WHAT THE EXERCISE ASKS: Will you return, word for word, only the lines from the top of the data below down to and including the one with "(0,0) rectangle (567pt,-750pt);"?

--------------------------------------------------

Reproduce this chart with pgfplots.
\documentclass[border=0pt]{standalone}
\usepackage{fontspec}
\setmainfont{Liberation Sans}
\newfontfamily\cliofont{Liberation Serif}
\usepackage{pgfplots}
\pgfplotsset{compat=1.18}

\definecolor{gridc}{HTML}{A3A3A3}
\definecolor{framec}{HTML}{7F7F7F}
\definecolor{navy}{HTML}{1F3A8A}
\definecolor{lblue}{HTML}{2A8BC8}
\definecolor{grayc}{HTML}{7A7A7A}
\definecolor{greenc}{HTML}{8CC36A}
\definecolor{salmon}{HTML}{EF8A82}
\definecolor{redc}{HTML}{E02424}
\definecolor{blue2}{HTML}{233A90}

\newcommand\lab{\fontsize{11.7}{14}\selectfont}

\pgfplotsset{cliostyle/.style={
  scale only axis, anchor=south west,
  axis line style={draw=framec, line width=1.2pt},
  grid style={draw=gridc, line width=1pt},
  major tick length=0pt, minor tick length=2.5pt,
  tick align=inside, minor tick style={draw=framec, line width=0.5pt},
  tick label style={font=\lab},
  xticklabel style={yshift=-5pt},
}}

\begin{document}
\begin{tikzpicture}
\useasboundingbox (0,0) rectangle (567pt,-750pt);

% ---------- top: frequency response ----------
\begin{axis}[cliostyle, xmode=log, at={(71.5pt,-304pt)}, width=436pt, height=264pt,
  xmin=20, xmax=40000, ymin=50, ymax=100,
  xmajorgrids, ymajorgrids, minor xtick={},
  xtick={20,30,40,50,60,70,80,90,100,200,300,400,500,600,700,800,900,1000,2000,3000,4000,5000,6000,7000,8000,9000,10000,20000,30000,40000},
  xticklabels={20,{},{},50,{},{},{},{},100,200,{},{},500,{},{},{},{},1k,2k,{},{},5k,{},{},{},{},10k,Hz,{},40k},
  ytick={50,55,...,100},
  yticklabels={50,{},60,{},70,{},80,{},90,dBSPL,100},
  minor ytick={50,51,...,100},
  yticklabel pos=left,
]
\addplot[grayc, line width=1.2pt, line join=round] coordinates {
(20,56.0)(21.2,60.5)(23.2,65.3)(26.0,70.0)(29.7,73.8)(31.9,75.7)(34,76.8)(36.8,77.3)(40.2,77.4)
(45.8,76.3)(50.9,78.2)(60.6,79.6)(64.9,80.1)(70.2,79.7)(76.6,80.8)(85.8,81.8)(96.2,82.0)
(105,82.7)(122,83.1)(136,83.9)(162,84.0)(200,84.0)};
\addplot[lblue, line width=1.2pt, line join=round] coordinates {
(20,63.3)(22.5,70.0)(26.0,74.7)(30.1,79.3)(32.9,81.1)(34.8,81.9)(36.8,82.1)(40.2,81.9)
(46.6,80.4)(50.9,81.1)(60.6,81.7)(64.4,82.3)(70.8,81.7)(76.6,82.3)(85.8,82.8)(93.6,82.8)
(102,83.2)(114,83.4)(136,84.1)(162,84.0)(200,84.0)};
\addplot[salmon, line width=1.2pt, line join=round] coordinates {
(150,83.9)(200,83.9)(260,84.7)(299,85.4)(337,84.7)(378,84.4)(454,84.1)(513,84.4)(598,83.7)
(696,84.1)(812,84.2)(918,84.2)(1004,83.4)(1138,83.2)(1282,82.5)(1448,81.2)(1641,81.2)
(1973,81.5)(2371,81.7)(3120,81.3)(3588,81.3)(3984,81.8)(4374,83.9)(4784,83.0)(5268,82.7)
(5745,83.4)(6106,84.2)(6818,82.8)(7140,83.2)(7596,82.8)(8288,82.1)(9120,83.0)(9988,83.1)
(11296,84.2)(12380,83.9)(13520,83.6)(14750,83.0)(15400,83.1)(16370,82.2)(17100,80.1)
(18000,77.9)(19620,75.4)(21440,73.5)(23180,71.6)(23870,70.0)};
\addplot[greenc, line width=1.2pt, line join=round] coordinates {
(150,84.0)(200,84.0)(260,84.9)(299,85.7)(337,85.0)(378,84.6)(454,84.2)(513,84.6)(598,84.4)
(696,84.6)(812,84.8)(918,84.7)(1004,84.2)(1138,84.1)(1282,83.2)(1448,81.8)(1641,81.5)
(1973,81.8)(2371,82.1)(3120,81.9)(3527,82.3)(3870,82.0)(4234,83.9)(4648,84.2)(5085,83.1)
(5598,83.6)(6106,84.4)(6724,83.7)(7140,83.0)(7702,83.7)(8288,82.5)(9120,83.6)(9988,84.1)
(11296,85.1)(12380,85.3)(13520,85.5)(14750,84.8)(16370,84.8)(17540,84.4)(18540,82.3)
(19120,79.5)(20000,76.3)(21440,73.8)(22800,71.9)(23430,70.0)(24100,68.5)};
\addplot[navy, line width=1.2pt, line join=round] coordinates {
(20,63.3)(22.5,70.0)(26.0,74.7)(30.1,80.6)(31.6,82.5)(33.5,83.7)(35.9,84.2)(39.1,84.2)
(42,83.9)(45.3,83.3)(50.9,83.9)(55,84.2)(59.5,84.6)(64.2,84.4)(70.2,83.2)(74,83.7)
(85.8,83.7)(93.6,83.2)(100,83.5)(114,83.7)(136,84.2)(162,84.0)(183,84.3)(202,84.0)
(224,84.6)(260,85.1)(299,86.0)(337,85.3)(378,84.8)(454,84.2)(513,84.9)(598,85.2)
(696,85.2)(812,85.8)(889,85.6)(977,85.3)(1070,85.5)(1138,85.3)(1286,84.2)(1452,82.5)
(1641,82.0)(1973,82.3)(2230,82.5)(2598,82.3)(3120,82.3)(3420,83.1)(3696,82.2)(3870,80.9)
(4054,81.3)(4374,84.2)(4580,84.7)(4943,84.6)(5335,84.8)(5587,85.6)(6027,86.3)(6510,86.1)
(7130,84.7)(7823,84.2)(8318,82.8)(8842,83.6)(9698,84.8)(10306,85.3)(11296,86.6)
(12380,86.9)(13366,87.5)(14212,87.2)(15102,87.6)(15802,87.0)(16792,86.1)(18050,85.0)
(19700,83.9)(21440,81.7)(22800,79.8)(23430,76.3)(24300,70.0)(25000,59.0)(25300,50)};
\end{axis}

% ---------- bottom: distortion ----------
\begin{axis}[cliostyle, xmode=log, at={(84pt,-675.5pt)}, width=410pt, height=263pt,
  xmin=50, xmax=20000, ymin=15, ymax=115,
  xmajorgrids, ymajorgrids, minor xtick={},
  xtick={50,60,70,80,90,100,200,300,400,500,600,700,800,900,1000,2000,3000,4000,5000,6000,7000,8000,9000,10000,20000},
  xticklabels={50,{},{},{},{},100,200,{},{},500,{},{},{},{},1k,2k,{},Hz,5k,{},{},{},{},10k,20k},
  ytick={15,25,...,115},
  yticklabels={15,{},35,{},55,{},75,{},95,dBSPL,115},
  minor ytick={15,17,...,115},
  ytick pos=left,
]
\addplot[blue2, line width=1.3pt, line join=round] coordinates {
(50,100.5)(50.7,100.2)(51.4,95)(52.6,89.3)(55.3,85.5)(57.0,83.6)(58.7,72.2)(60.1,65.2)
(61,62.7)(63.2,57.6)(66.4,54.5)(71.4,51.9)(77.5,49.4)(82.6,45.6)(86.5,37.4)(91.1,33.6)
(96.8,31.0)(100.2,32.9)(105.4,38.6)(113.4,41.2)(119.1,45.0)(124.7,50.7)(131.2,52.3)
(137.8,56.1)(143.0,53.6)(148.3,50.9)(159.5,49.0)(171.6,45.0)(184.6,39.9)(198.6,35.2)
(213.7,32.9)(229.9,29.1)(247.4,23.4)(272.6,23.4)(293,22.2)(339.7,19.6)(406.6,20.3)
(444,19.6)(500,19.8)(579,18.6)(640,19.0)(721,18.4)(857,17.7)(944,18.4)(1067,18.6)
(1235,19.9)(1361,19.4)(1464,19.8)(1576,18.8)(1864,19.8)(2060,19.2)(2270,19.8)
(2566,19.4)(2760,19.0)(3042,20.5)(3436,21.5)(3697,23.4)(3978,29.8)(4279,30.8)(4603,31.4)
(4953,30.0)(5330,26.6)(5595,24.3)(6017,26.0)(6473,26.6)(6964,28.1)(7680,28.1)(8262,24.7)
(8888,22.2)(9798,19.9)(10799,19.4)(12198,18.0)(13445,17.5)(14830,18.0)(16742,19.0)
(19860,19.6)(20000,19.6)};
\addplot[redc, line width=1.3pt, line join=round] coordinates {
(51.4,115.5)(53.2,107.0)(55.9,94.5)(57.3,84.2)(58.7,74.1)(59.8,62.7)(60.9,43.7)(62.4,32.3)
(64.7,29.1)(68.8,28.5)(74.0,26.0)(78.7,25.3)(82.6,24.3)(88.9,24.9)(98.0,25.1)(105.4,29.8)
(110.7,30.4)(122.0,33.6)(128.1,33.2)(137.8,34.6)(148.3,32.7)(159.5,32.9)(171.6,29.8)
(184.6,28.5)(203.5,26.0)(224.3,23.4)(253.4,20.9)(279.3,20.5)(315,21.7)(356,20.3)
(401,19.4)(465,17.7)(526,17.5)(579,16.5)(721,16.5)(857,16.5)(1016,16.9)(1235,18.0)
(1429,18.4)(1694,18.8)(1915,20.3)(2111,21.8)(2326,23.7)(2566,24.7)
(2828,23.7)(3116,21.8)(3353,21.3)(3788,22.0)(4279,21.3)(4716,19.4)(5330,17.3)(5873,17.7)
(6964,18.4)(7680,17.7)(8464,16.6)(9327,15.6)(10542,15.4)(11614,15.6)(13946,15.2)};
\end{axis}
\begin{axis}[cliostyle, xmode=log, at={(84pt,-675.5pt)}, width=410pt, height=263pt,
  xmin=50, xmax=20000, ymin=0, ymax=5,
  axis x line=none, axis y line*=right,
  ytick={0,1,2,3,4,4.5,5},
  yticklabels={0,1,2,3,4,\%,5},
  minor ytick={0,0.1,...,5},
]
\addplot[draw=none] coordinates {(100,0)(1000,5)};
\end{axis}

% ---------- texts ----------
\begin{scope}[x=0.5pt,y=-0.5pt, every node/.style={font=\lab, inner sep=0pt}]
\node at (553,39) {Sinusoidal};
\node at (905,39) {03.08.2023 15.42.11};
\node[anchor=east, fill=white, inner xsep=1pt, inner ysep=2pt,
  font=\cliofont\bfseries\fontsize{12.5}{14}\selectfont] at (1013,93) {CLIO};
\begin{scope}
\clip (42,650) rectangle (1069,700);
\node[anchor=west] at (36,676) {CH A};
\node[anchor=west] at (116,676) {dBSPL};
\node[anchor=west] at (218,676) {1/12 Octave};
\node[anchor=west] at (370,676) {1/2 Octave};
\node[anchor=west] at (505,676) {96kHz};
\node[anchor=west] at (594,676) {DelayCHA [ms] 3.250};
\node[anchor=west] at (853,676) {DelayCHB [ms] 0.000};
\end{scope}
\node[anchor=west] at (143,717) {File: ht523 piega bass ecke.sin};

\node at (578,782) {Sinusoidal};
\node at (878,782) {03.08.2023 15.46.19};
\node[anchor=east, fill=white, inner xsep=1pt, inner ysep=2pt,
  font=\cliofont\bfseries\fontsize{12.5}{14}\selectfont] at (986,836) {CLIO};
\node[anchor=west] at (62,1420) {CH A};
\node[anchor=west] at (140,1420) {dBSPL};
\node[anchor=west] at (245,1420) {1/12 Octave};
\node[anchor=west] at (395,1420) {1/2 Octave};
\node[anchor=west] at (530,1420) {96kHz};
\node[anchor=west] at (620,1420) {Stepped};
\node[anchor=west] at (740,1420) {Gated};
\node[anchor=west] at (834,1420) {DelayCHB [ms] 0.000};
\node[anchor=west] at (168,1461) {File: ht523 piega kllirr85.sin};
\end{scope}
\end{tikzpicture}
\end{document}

--------------------------------------------------

EXERCISE ANSWER:
Reproduce this chart with pgfplots.
\documentclass[border=0pt]{standalone}
\usepackage{fontspec}
\setmainfont{Liberation Sans}
\newfontfamily\cliofont{Liberation Serif}
\usepackage{pgfplots}
\pgfplotsset{compat=1.18}

\definecolor{gridc}{HTML}{A3A3A3}
\definecolor{framec}{HTML}{7F7F7F}
\definecolor{navy}{HTML}{1F3A8A}
\definecolor{lblue}{HTML}{2A8BC8}
\definecolor{grayc}{HTML}{7A7A7A}
\definecolor{greenc}{HTML}{8CC36A}
\definecolor{salmon}{HTML}{EF8A82}
\definecolor{redc}{HTML}{E02424}
\definecolor{blue2}{HTML}{233A90}

\newcommand\lab{\fontsize{11.7}{14}\selectfont}

\pgfplotsset{cliostyle/.style={
  scale only axis, anchor=south west,
  axis line style={draw=framec, line width=1.2pt},
  grid style={draw=gridc, line width=1pt},
  major tick length=0pt, minor tick length=2.5pt,
  tick align=inside, minor tick style={draw=framec, line width=0.5pt},
  tick label style={font=\lab},
  xticklabel style={yshift=-5pt},
}}

\begin{document}
\begin{tikzpicture}
\useasboundingbox (0,0) rectangle (567pt,-750pt);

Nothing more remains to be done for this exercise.